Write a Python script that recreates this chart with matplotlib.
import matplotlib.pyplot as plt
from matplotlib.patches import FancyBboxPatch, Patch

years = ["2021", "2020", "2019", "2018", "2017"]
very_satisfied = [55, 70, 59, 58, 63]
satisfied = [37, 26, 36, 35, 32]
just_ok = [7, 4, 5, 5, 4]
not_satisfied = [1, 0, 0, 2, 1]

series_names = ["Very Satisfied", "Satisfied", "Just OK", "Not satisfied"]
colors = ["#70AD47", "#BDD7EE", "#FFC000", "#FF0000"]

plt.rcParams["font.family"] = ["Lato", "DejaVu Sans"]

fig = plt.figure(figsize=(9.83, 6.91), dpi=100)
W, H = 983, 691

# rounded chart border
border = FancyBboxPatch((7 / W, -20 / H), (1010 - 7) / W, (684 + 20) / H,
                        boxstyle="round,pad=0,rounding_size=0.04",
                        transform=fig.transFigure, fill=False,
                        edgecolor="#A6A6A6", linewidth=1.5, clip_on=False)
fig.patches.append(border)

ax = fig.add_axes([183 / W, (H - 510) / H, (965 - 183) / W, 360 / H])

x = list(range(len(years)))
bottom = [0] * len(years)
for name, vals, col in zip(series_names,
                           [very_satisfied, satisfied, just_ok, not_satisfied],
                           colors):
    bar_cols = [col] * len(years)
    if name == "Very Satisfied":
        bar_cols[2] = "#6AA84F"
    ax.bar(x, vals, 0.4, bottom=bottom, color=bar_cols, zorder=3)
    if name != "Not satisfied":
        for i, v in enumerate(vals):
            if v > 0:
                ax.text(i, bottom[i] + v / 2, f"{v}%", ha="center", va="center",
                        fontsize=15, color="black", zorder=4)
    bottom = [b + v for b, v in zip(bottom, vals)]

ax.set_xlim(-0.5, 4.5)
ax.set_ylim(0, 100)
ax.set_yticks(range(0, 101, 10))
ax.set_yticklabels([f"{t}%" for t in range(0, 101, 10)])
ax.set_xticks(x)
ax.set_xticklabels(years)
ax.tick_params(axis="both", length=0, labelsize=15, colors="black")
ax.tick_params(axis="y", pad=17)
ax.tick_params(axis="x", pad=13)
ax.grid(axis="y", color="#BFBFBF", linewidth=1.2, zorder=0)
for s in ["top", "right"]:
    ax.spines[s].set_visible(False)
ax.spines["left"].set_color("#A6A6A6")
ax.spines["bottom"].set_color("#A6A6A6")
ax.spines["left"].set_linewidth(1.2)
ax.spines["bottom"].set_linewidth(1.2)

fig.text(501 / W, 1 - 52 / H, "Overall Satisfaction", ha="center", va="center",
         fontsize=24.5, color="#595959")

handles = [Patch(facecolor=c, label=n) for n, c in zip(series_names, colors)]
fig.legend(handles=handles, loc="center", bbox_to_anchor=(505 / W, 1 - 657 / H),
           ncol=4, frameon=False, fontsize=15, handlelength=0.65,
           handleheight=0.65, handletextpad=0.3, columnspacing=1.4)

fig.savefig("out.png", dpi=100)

===

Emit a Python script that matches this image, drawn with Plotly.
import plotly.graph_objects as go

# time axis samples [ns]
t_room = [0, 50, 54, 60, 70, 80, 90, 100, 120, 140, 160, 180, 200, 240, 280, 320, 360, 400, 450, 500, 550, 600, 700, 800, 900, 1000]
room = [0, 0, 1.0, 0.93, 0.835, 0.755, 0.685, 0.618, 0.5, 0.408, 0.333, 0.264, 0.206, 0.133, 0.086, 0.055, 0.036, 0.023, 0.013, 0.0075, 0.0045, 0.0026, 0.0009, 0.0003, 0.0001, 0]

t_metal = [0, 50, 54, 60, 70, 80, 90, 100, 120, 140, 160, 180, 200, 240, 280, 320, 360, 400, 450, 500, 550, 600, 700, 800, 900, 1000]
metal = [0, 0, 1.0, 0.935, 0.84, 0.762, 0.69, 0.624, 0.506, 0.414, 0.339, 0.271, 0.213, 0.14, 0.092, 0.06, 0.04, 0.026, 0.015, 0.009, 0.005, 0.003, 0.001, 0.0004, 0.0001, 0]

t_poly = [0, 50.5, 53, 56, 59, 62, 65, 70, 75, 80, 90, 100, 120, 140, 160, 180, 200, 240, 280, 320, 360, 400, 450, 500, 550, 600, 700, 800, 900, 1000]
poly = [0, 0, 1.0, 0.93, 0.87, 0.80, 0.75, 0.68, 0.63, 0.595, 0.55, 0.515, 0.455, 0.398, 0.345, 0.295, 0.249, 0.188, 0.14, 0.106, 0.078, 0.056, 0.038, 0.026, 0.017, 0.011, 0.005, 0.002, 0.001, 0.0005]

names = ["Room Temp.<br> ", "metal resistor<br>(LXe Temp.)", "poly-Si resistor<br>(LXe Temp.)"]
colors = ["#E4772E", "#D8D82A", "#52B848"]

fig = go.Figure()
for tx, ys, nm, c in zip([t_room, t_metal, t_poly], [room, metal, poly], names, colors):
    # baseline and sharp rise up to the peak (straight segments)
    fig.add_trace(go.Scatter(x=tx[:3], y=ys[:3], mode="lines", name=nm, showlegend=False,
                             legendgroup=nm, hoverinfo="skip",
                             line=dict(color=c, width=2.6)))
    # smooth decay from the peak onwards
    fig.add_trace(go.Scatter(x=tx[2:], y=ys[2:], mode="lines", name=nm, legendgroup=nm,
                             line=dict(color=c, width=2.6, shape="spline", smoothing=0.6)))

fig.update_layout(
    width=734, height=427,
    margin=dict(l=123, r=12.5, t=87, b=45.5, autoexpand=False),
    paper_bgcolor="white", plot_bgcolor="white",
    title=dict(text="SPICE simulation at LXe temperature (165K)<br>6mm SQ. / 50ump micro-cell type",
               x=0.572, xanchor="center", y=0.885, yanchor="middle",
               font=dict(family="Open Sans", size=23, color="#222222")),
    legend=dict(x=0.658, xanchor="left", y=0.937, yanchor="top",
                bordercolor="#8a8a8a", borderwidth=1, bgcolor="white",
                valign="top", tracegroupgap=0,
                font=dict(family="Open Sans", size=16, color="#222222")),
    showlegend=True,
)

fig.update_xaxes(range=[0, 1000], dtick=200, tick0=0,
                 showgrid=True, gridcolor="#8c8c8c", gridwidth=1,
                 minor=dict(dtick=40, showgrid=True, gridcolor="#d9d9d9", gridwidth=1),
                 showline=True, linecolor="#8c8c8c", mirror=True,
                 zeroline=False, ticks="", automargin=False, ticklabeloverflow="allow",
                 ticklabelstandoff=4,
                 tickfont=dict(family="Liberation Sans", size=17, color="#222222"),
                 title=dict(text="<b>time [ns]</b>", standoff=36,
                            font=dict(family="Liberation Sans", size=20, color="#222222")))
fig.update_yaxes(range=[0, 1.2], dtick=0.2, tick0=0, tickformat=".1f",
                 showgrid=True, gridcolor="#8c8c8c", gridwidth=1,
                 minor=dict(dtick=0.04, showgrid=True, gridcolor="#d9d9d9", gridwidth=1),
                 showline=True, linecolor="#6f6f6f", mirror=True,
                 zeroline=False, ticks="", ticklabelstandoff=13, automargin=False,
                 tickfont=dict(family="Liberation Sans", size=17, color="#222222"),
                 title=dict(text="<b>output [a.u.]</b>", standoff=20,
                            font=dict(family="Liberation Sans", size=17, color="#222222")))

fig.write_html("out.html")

===

## WRITTEN TASK
Exact duplication is required for the lines above, from the line that contains "Write a Python" to the line that contains "not_satisfied = [1, 0, 0, 2, 1]", inclusive; omit all others.

## THE REPLY
Write a Python script that recreates this chart with matplotlib.
import matplotlib.pyplot as plt
from matplotlib.patches import FancyBboxPatch, Patch

years = ["2021", "2020", "2019", "2018", "2017"]
very_satisfied = [55, 70, 59, 58, 63]
satisfied = [37, 26, 36, 35, 32]
just_ok = [7, 4, 5, 5, 4]
not_satisfied = [1, 0, 0, 2, 1]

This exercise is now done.